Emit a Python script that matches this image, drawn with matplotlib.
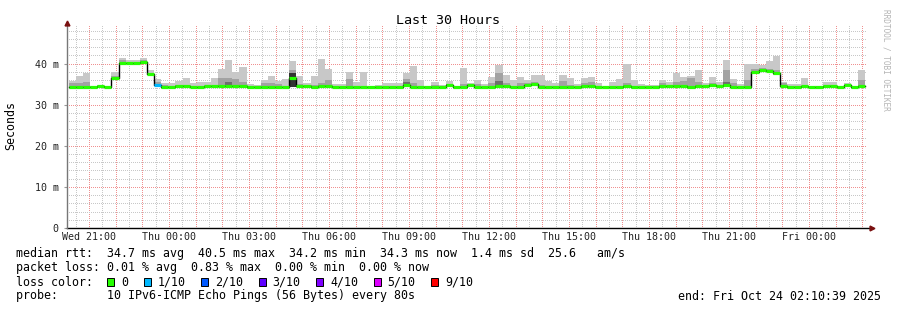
import numpy as np
import matplotlib
matplotlib.use('Agg')
import matplotlib.pyplot as plt
from matplotlib.patches import Rectangle

# --- data (ms), one value per 16 min bin ---
median = [34.24, 34.24, 34.24, 34.24, 34.5, 34.24, 36.6, 40.2, 40.2, 40.2,
          40.5, 37.5, 34.8, 34.24, 34.24, 34.56, 34.56, 34.4, 34.4, 34.48,
          34.48, 34.64, 34.56, 34.48, 34.48, 34.32, 34.32, 34.32, 34.24, 34.24,
          34.24, 36.4, 34.64, 34.64, 34.4, 34.48, 34.56, 34.32, 34.32, 34.4,
          34.4, 34.32, 34.32, 34.32, 34.32, 34.32, 34.32, 34.8, 34.32, 34.24,
          34.24, 34.4, 34.32, 34.8, 34.32, 34.4, 34.8, 34.4, 34.32, 34.32,
          34.64, 34.56, 34.32, 34.4, 34.8, 35.04, 34.32, 34.32, 34.32, 34.32,
          34.32, 34.32, 34.48, 34.48, 34.32, 34.32, 34.32, 34.4, 34.56, 34.32,
          34.32, 34.4, 34.4, 34.48, 34.48, 34.48, 34.48, 34.32, 34.48, 34.48,
          34.72, 34.48, 34.72, 34.32, 34.32, 34.32, 38.0, 38.4, 38.2, 37.6,
          34.56, 34.32, 34.32, 34.48, 34.32, 34.32, 34.48, 34.48, 34.32, 34.8,
          34.4, 34.48]
smoke_max = [35.8, 37.0, 37.8, 34.6, 34.9, 34.4, 38.0, 41.4, 40.8, 40.8,
             41.4, 38.4, 36.2, 35.4, 35.4, 35.8, 36.6, 35.2, 35.6, 35.6,
             36.6, 38.8, 41.0, 38.0, 39.2, 35.1, 34.9, 36.0, 37.0, 35.8,
             36.2, 40.6, 37.0, 35.4, 37.0, 41.2, 38.8, 35.0, 35.0, 38.0,
             35.6, 37.9, 34.6, 34.9, 35.4, 35.4, 35.4, 37.8, 39.4, 36.0,
             34.5, 35.6, 34.9, 35.8, 34.6, 39.0, 35.4, 36.0, 35.0, 36.8,
             39.6, 37.2, 36.0, 36.8, 36.0, 37.2, 37.2, 35.8, 35.4, 37.2,
             36.6, 35.0, 36.4, 36.8, 35.2, 34.4, 35.6, 36.2, 39.8, 36.0,
             35.0, 34.8, 34.8, 36.0, 35.6, 37.8, 36.8, 37.0, 38.4, 35.4,
             36.8, 35.6, 40.8, 36.2, 35.0, 40.0, 40.0, 39.6, 40.6, 41.8,
             35.6, 35.0, 35.0, 36.4, 34.6, 34.6, 35.6, 35.6, 34.6, 35.4,
             34.6, 38.4]
smoke_mid = [35.2, 35.4, 35.6, 0, 0, 0, 37.0, 40.8, 0, 0,
             41.0, 37.8, 35.6, 34.8, 34.6, 34.8, 34.8, 0, 0, 0,
             0, 36.6, 36.6, 36.2, 35.6, 0, 0, 35.4, 35.4, 35.0,
             0, 38.4, 35.0, 0, 34.8, 35.2, 36.0, 0, 0, 36.2,
             0, 0, 0, 0, 0, 0, 0, 36.2, 35.2, 0,
             0, 34.8, 0, 0, 0, 35.0, 35.1, 35.0, 0, 35.2,
             37.8, 35.2, 0, 35.2, 35.2, 35.5, 34.8, 0, 0, 35.8,
             34.8, 0, 35.4, 35.6, 0, 0, 0, 0, 35.4, 0,
             0, 0, 0, 35.2, 0, 35.6, 35.8, 36.4, 35.6, 0,
             35.2, 0, 38.4, 35.2, 0, 36.0, 38.8, 38.9, 38.8, 38.4,
             35.2, 0, 0, 0, 0, 0, 0, 34.8, 0, 34.8,
             0, 36.0]
dense_top = {31: 37.6, 47: 35.6, 53: 35.1, 22: 35.6, 60: 35.8, 92: 35.6}
loss = [0] * 112
loss[12] = 1

loss_labels = ['0', '1/10', '2/10', '3/10', '4/10', '5/10', '9/10']
loss_colors = ['#26ff00', '#00b8ff', '#0059ff', '#5e00ff', '#7e00ff', '#dd00ff', '#ff0000']

tick_names = ['Wed 21:00', 'Thu 00:00', 'Thu 03:00', 'Thu 06:00', 'Thu 09:00',
              'Thu 12:00', 'Thu 15:00', 'Thu 18:00', 'Thu 21:00', 'Fri 00:00']
first_tick = 0.8225   # hours after start (Wed 20:10:39) of Wed 21:00
bin_start = 0.065
bin_w = 16 / 60.0

mono = 'DejaVu Sans Mono'
plt.rcParams['font.family'] = mono

W, H = 897, 310
fig = plt.figure(figsize=(W / 100, H / 100), dpi=100)
fig.patch.set_facecolor('white')
ax = fig.add_axes([67 / W, (H - 228) / H, 800 / W, (228 - 25) / H])
ax.set_xlim(0, 30)
ax.set_ylim(0, 49.4)

# grid: 1px dotted lines
dots = dict(lw=0.72, ls=(0, (1, 2)), zorder=0, antialiased=False)
for h in np.arange(first_tick - 0.5, 30, 1.0):
    if h > 0:
        ax.axvline(h, color='#c8c8c8', **dots)
for h in np.arange(first_tick, 30, 1.0):
    ax.axvline(h, color='#f09090', **dots)
for v in range(2, 50, 2):
    c = '#f09090' if v % 10 == 0 else '#c8c8c8'
    ax.axhline(v, color=c, **dots)

n = len(median)
x = bin_start + np.arange(n) * bin_w
med = np.array(median)
smax = np.array(smoke_max)
smid = np.array(smoke_mid)
bottom = med - 0.25

ax.bar(x, smax - bottom, bottom=bottom, width=bin_w, align='edge',
       color='#c8c8c8', linewidth=0, zorder=1)
has_mid = smid > 0
ax.bar(x[has_mid], smid[has_mid] - bottom[has_mid], bottom=bottom[has_mid],
       width=bin_w, align='edge', color='#a2a2a2', linewidth=0, zorder=2)
for k, top in dense_top.items():
    ax.bar(x[k], top - 34.2, bottom=34.2, width=bin_w, align='edge',
           color='#333333' if k == 31 else '#6e6e6e', linewidth=0, zorder=3)

# median line: black steps, loss coloured segments on top
edges = np.append(x, x[-1] + bin_w)
ax.step(edges, np.append(med, med[-1]), where='post', color='black', lw=1.0, zorder=4)
for k in range(n):
    ax.hlines(med[k], x[k], x[k] + bin_w, color=loss_colors[loss[k]], lw=2.3, zorder=5)

# axes look
for s in ['top', 'right', 'left', 'bottom']:
    ax.spines[s].set_visible(False)
ax.plot([0, 1.003], [0, 0], transform=ax.transAxes, color='black', lw=1, clip_on=False, zorder=6)
ax.plot([1.006], [0], marker='>', ms=3.5, color='#7a1010', transform=ax.transAxes, clip_on=False, zorder=6)
ax.plot([0, 0], [0, 1.0], transform=ax.transAxes, color='#777777', lw=1, clip_on=False, zorder=6)
ax.plot([0], [1.01], marker='^', ms=3.5, color='#7a1010', transform=ax.transAxes, clip_on=False, zorder=6)

ax.set_xticks(first_tick + 3 * np.arange(len(tick_names)))
ax.set_xticklabels(tick_names, fontsize=7.2, color='#222222')
ax.set_yticks([0, 10, 20, 30, 40])
ax.set_yticklabels(['0', '10 m', '20 m', '30 m', '40 m'], fontsize=7.2, color='#222222')
ax.tick_params(axis='x', length=0, pad=3)
ax.tick_params(axis='y', length=2, pad=4, color='#999999')
ax.set_facecolor('white')

fig.text(448 / W, 1 - 20 / H, 'Last 30 Hours', ha='center', va='center', fontsize=9.6)
fig.text(11 / W, 1 - 126 / H, 'Seconds', rotation=90, ha='center', va='center', fontsize=8.4)
fig.text(886 / W, 1 - 60 / H, 'RRDTOOL / TOBI OETIKER', rotation=270, ha='center', va='center',
         fontsize=5.6, color='#b4b4b4')

fs = 8.4
cw = 7.0
rows = ['median rtt:  34.7 ms avg  40.5 ms max  34.2 ms min  34.3 ms now  1.4 ms sd  25.6   am/s',
        'packet loss: 0.01 % avg  0.83 % max  0.00 % min  0.00 % now']
for i, r in enumerate(rows):
    fig.text(16 / W, 1 - (254 + 14 * i) / H, r, ha='left', va='center', fontsize=fs)
fig.text(16 / W, 1 - 282 / H, 'loss color:', ha='left', va='center', fontsize=fs)
px = 16 + 13 * cw
for lab, col in zip(loss_labels, loss_colors):
    fig.add_artist(Rectangle((px / W, 1 - 286 / H), 7 / W, 8 / H, transform=fig.transFigure,
                             facecolor=col, edgecolor='black', lw=0.7))
    fig.text((px + 2 * cw) / W, 1 - 282 / H, lab, ha='left', va='center', fontsize=fs)
    px += (4 + len(lab)) * cw + 1.5
fig.text(16 / W, 1 - 296 / H, 'probe:       10 IPv6-ICMP Echo Pings (56 Bytes) every 80s',
         ha='left', va='center', fontsize=fs)
fig.text(881 / W, 1 - 296 / H, 'end: Fri Oct 24 02:10:39 2025', ha='right', va='center', fontsize=fs)

fig.savefig('out.png', dpi=100, facecolor='white')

● Task description:
Extract, word for word, each line from the top of the data down to and including the line with "from matplotlib.patches import Rectangle"; skip the pictures.

● The response:
Emit a Python script that matches this image, drawn with matplotlib.
import numpy as np
import matplotlib
matplotlib.use('Agg')
import matplotlib.pyplot as plt
from matplotlib.patches import Rectangle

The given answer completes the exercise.